Last year my wife had a customer at her bar ask to see the weather station. Curiosity got the better of her and asked what he did for a living. His answer was, “I’m a storm chaser”. Being polite to the situtation my wife asked if he laid shingles. He laughed and simply said, “I got 150 Mexicans for that”. Did some roofs next to ones this company did and they use primarily Landmark and there quality seemed good. As far as I know they are still in town as I see the owner and salesman from time to time.

The funniest thing is the contractors who advertise they have been in business for over 20 years but yet there license number is only a year or two old.


#15

tlok, it would be nice to be young again. i used to have a 6pack, now i got a keg!


#16

excuse me sir, but … (and i say this with all due respect)

whomever told you this, is a liar.

and you spreading this false information makes you just as bad.


#17

I don’t think he is lying with that statement.

It is what is most commonly perceived and used as leverage against many home owners, from what I hear.

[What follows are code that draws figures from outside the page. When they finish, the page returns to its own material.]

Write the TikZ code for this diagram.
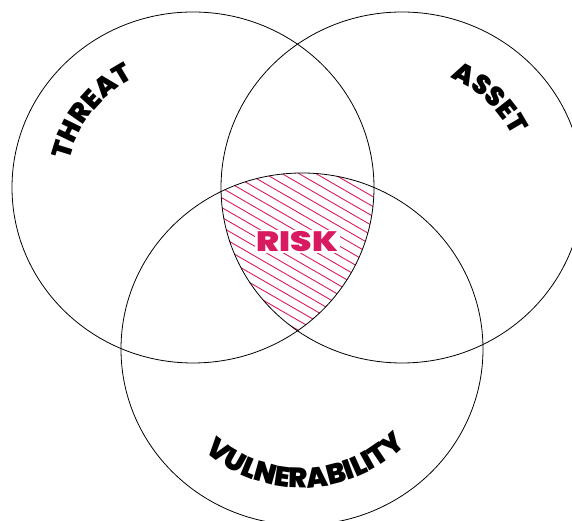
\documentclass[tikz,border=0pt]{standalone}
\usepackage{fontspec}
\IfFontExistsTF{Poppins Black}
  {\newfontfamily\heavy{Poppins Black}}
  {\newfontfamily\heavy{Poppins}[UprightFont=* Bold]}
\usetikzlibrary{decorations.text,calc}
\definecolor{riskred}{HTML}{D81B60}
\tikzset{
  venn/.style={draw=black, line width=0.8pt},
  hatchline/.style={draw=riskred, line width=0.9pt},
  curvelabel/.style={decorate, decoration={text along path, text align=center, text color=black, text={#1}}},
}
\begin{document}
\begin{tikzpicture}[x=1pt,y=1pt]
\useasboundingbox (0,0) rectangle (572,521);
\clip (0,0) rectangle (572,521);
\coordinate (cL) at (193,333.5);
\coordinate (cR) at (402,333.5);
\coordinate (cB) at (302,172);
% hatching of the common region
\begin{scope}
  \clip (cL) ellipse [x radius=181, y radius=175.5];
  \clip (cR) ellipse [x radius=181, y radius=175.5];
  \clip (cB) ellipse [x radius=181, y radius=176];
  \begin{scope}[shift={(297,270)}, rotate=-30]
    \foreach \i in {-14,...,14} \draw[hatchline] (-160,\i*8.5) -- (160,\i*8.5);
  \end{scope}
\end{scope}
\node[fill=white, inner sep=1.5pt, text=riskred, xscale=1.22, font=\heavy\fontsize{28}{28}\selectfont] (risk) at (297.5,279.5) {RISK};
% circles
\draw[venn] (cL) ellipse [x radius=181, y radius=175.5];
\draw[venn] (cR) ellipse [x radius=181, y radius=175.5];
\draw[venn] (cB) ellipse [x radius=181, y radius=176];
% curved labels
\path[curvelabel={|\heavy\fontsize{27}{27}\selectfont|THREAT}]
  ($(cL)+(175:126.7 and 123)$) arc[start angle=175, end angle=110, x radius=126.7, y radius=123];
\path[curvelabel={|\heavy\fontsize{27}{27}\selectfont|ASSET}]
  ($(cR)+(77:122.5 and 119)$) arc[start angle=77, end angle=15, x radius=122.5, y radius=119];
\path[curvelabel={|\heavy\fontsize{28}{28}\selectfont|VULNERABILITY}]
  ($(cB)+(200:143 and 139)$) arc[start angle=200, end angle=344, x radius=143, y radius=139];
\end{tikzpicture}
\end{document}
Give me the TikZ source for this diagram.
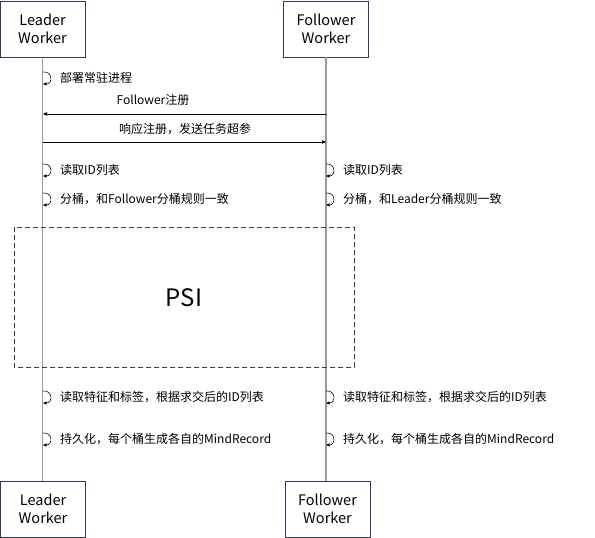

What is your information and please refer to policy or sources, about how long a home owner has to:

A. Submit the claim for hail damage?

or

B. Follow through and have the actual repair or replacement work done?

Ed


#18

once you file a claim, the specific policy of the insurance company can state how long you have to make the needed repairs in order to get the recoverable depreciation, and or reprice to local current market prices.

however, if there has been no claim filed, ive had hundreds of customers file claims, and get paid on 2 and 3 year old storm damages.

all you need is a date of the storm, and to have coverage in that time frame.


#19

Although I agree completely with what you are saying, if they had coverage with the company they are making a claim with currently and previously, I can’t recall how many times an adjuster has stated that the hail damage is more than One Year old and in rare CAT cases, 2 years from the date of incident.

How do you defeat this supposed legitimate adjuster objection for processing and validating the claim, even if it IS over one year old?

Ed


#20

ive only had one adjuster refuse a claim based on age, and the only traceable storm was over 7 years back. last year a customer called us, we checked out the roof… more than 10 hits per sq on every slope. but the last hail storm that was reported in the area was from 2001, and they denied the claim.

before last april’s storm here, we were exclusively working a storm that was over 2 years old, and never once had an adjuster fight me over it.